Project IV Option: Choose Your Own Data Structures Adventure

Project Option: Choose Your Own Data Structures Adventure

Overview

There are a variety of data structures which we did not write up in projects that are interesting alternatives to those we focussed on. These support slightly different operations; improve running time (asymptotically or practically); or emphasize simplicity of coding. Some of these are relatively obscure, difficult to code, or difficult to understand. Implementing and studying these gives you an opportunity to expand your repertoire of data structures and to acquire a deep understanding of their strengths (and weaknesses).

Assignment

For this assignment, select an ADT, four data structures (that implement that ADT), and a set of simple applications to test the data structures. The four data structures should include one that we have already implemented and three new ones from the list below. Implement the data structures, instrument them to measure their performance, and compare them on the applications.

Your implementations should be efficient, and you should be able to demonstrate that your data structures achieve their expected asymptotic bounds using your instrumentation for measurement (and hopefully by timing them as well; if not, explain why timing doesn't work). Moreover, you should be able to intelligently compare your implementations using your measurements (time is easy to compare; can you compare your instrumented measurements?).

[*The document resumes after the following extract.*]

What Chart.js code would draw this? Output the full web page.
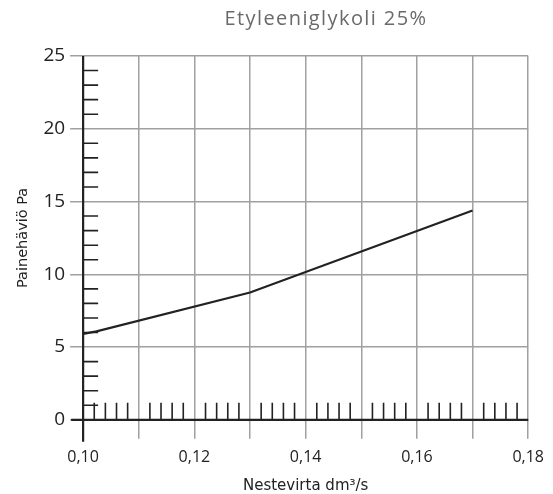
<!DOCTYPE html>
<html>
<head>
<meta charset="utf-8">
<script src="https://cdn.jsdelivr.net/npm/chart.js@4/dist/chart.umd.min.js"></script>
<style>
  html, body { margin: 0; padding: 0; background: #fff; }
  #wrap { width: 553px; height: 494px; }
</style>
</head>
<body>
<div id="wrap"><canvas id="dpChart"></canvas></div>
<script>
// flow (dm3/s) vs pressure drop (Pa)
const flow = [0.100, 0.1024, 0.130, 0.170];
const pressure = [5.9, 6.08, 8.75, 14.38];

const xMin = 0.10, xMax = 0.18, xStep = 0.01, xMinorStep = 0.002;
const yMin = 0, yMax = 25, yStep = 5, yMinorStep = 1;

const titleText = 'Etyleeniglykoli 25%';
const xTitle = 'Nestevirta dm\u00b3/s';
const yTitle = 'Painehäviö Pa';

const FONT = '"Open Sans", sans-serif';
const WIDE = '"DejaVu Sans", sans-serif';
const GRID = '#a0a0a0';
const INK = '#222';

// title sits a bit right of the plot centre in the original
const topTitle = {
    id: 'topTitle',
    afterDraw(chart) {
        const ctx = chart.ctx;
        ctx.save();
        ctx.font = '20px ' + FONT;
        ctx.letterSpacing = '1.4px';
        ctx.fillStyle = '#6a6a6a';
        ctx.textAlign = 'center';
        ctx.textBaseline = 'alphabetic';
        ctx.fillText(titleText, 326, 25);
        ctx.restore();
    }
};

// minor ticks drawn inside the plot, plus the dark axis lines
const minorTicks = {
    id: 'minorTicks',
    afterDatasetsDraw(chart) {
        const { ctx, chartArea: a, scales: { x, y } } = chart;
        ctx.save();
        ctx.strokeStyle = INK;
        ctx.lineWidth = 1.6;
        ctx.beginPath();
        for (let v = xMin + xMinorStep; v < xMax - 1e-9; v += xMinorStep) {
            const r = Math.round(v / xStep * 1000) / 1000;
            if (Math.abs(r - Math.round(r)) < 1e-6) continue;
            const px = x.getPixelForValue(v);
            ctx.moveTo(px, a.bottom);
            ctx.lineTo(px, a.bottom - 17);
        }
        for (let v = yMin + yMinorStep; v < yMax; v += yMinorStep) {
            if (v % yStep === 0) continue;
            const py = y.getPixelForValue(v);
            ctx.moveTo(a.left, py);
            ctx.lineTo(a.left + 15, py);
        }
        ctx.stroke();

        ctx.lineWidth = 2.2;
        ctx.beginPath();
        ctx.moveTo(a.left, a.top);
        ctx.lineTo(a.left, a.bottom + 22);
        ctx.moveTo(a.left - 12, a.bottom);
        ctx.lineTo(a.right, a.bottom);
        ctx.stroke();
        ctx.restore();
    }
};

new Chart(document.getElementById('dpChart'), {
    type: 'scatter',
    data: {
        datasets: [{
            data: flow.map((f, i) => ({ x: f, y: pressure[i] })),
            showLine: true,
            borderColor: INK,
            borderWidth: 2.2,
            pointRadius: 0,
            tension: 0
        }]
    },
    options: {
        responsive: true,
        maintainAspectRatio: false,
        animation: false,
        layout: { padding: { top: 56, right: 22, left: 15, bottom: 0 } },
        plugins: {
            legend: { display: false },
            tooltip: { enabled: false },
            title: { display: false }
        },
        scales: {
            x: {
                type: 'linear',
                min: xMin,
                max: xMax,
                border: { display: false },
                grid: { color: GRID, lineWidth: 1.5, tickLength: 19, tickColor: GRID },
                ticks: {
                    stepSize: xStep,
                    color: INK,
                    font: { family: FONT, size: 16 },
                    padding: 9,
                    maxRotation: 0,
                    autoSkip: false,
                    callback: function(v) {
                        const k = Math.round(v * 100);
                        return k % 2 === 0 ? (k / 100).toFixed(2).replace('.', ',') : '';
                    }
                },
                title: {
                    display: true,
                    text: xTitle,
                    color: INK,
                    font: { family: WIDE, size: 15, lineHeight: 1 },
                    padding: { top: 3, bottom: 0 }
                }
            },
            y: {
                min: yMin,
                max: yMax,
                border: { display: false },
                grid: { color: GRID, lineWidth: 1.5, tickLength: 13, tickColor: GRID },
                ticks: {
                    stepSize: yStep,
                    color: INK,
                    font: { family: FONT, size: 19 },
                    padding: 5
                },
                title: {
                    display: true,
                    text: yTitle,
                    color: INK,
                    font: { family: WIDE, size: 14.5 },
                    padding: { top: 0, bottom: 6 }
                }
            }
        }
    },
    plugins: [minorTicks, topTitle]
});
</script>
</body>
</html>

For example, you might measure the number of nodes accessed in an AVL tree for various sizes and insertion sequences to check its performance. This is easily compared against the number of accesses for another type of search tree or the number of probes in a hash table (but how would the hash function fit in?).

You should have one "reasonable" application (something like word counting, for instance) and several dummy applications designed specifically to show off one data structure or another (e.g., counting frequencies of random numbers might show off hash tables). Gather results for running each data structure on each application and discuss the results.

You may be able to exceed our expectations on this project by implementing more data structures than we mention above; however, more likely to truly impress us would be solid, reusable, and clean implementations, and really interesting and profound test results and applications.

ADTs and Data Structures

The following are the ADTs and data structures that you may implement (we do not mention the ones already focussed on in a project, but one of those is your fourth data structure).

Please verify your choices with us before you start the project. We may recommend against some combinations (like Treap plus Red-Black plus top-down splay tree which does not really represent a wide variety). Most of these are covered in your book; we can supply you with further material and references on the rest.

Priority Queue ADT
- Leftist/skew heaps with increase/decreaseKey
- Binomial queue
- Fibonacci heap
- Pairing heap
- Any efficient dictionary supporting order (those listed below with a *)
Dictionary/Search ADT
- *B-Tree/2-3 Tree/2-3-4 Tree
- *Top-down splay tree
- *Red-black tree
- *Randomized skip list
- *Deterministic skip list
- *AA-Tree
- *Treap
- Quad tree/Oct tree (this is not in your book; ask us for a reference)
- k-D tree
- Trie/Digital search tree (this is not in your book; ask us for a reference)
- Hash table
- Extendible hashing

Application suggestions

Here are some possibly reasonable applications to use as your main app. Some of these are on the hard end of "reasonable", just so you know. Feel free to invent your own (simpler) application.

Many graph algorithms require priority queues (and some require decreaseKey and increaseKey or complex structures like Fibonacci Heaps). Also, there's an application called n-body simulation that uses priority queues. Finally, Huffman encoding, a compression technique, uses priority queues.

Up-trees as well as many graph algorithms assume a simple numbering of nodes which can be used to access values quickly, but in truth this requires a good dictionary. These might make good "reasonable" application for dictionaries!